One of the most important parts of my physical activity (one thing I would never give up), is yoga. I do yoga at least three times per week at Down Dog Yoga, which is a power yoga style inspired by Baron Baptiste. When I am traveling in Dayton, which I do almost weekly, I practice at Practice Yoga. Yoga has made me strong and flexible. More important, practicing yoga regularly has helped produce that all-over good feeling that means body and mind are in sync.
Working Out With A Trainer
Another thing that I have come to love — and hope never to give up — is that I am now working with a personal trainer. No, it is not cheap, but if you are someone who is prioritizing wellness and fitness, it can definitely be worth it. I have sessions about twice per week with Grant Hill, founder of My Bootcamp. We meet in a park near my home and do a range of high-intensity exercises. Sprinting, kettlebell swings, firehose slams, burpees, climbing things, crawling, and more are all part of the menu. (See this post for more on working out with Grant.)
Strength training is a new thing for me. I have always been one of those “runner guys” — skinny chest, strong legs, wiry frame. It’s just my aesthetic. But I know I ought to have a more all-around good physique. The problem is I am put off by the machismo in the weight room at the gym and have always felt uncomfortable there.
But in my recent research, I have become convinced that strength training will produce body-wide results that go far beyond just getting fancy muscles, so I have decided to put in the effort. Thankfully, latest thinking suggests that the way to get the kind of results I want is NOT to go pump a gajillion reps for a gajillion sets.
No, the routine I use relies on a small number of exercises, that work multiple muscle groups. I’m not building pretty muscles, I am going for strength. It turns out the best way to do that is to do compound barbell lifts. So, two or three times per week (with 2-3 days rest in between), I do either Workout A or Workout B, alternating:
- Workout A: Squats; Pull Ups; Overhead Presses.
- Workout B: Squats; Deadlifts; Bench Presses.
I do each exercise in 5 sets of 5 repetitions, except pullups which is five sets each to failure (I do pull ups until I can’t do any more), and the deadlifts, which I usually do 3 sets of. I try to lift at the very maximum that I can — the point is to stress my muscles until failure, which triggers my body to secrete hormones that cause me to add muscle and gain strength.
I didn’t know how to do any of these exercises when I started out. So if you are considering it, don’t be scared. Start with light weights to get your form down. Before you go to the gym and try, get the book Starting Strength by Mark Rippetoe. Study it. Then you should be fine.

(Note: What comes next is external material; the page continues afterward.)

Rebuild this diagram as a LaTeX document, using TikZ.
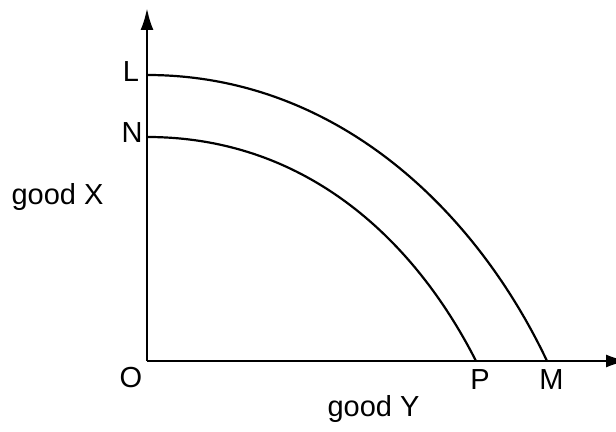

So far, I have not told you about any “cardio” conditioning. I don’t run any more, and I never use the treadmills or cycle machines in the gym.
Instead, I do high-intensity full body exercises that exhaust me. Typically, that means I will do a “Tabata” after a weight training session.
These things are a killer. Invented by sports physiologist Izumi Tabata, the idea is to pick one all-over cardio exercise. Some people use running, or cycling. I do plyo-burpees (which is: squat, push up, jump up).
A Tabata is this:
- 20 seconds of all-out effort on the chosen exercise. I mean, hit it HARD.
- 10 seconds rest
- Repeat for a total of 8 times
This four minute routine generates fantastic cardio gains, and is tough enough that (if you go hard like you should) you can only do it maybe twice per week. I usually do a “mash-up” of two Tabatas, typically kettlebell swings and burpees. So it looks like this:
- 20 sec kettlebell swings
- 10 sec rest
- 20 sec burpees
- 10 sec rest
- Repeat all of the above for total of 8 cycles.
The mash-up is twice as long as a regular Tabata (it’s like two mashed together).
I will keep folks posted on how it is going!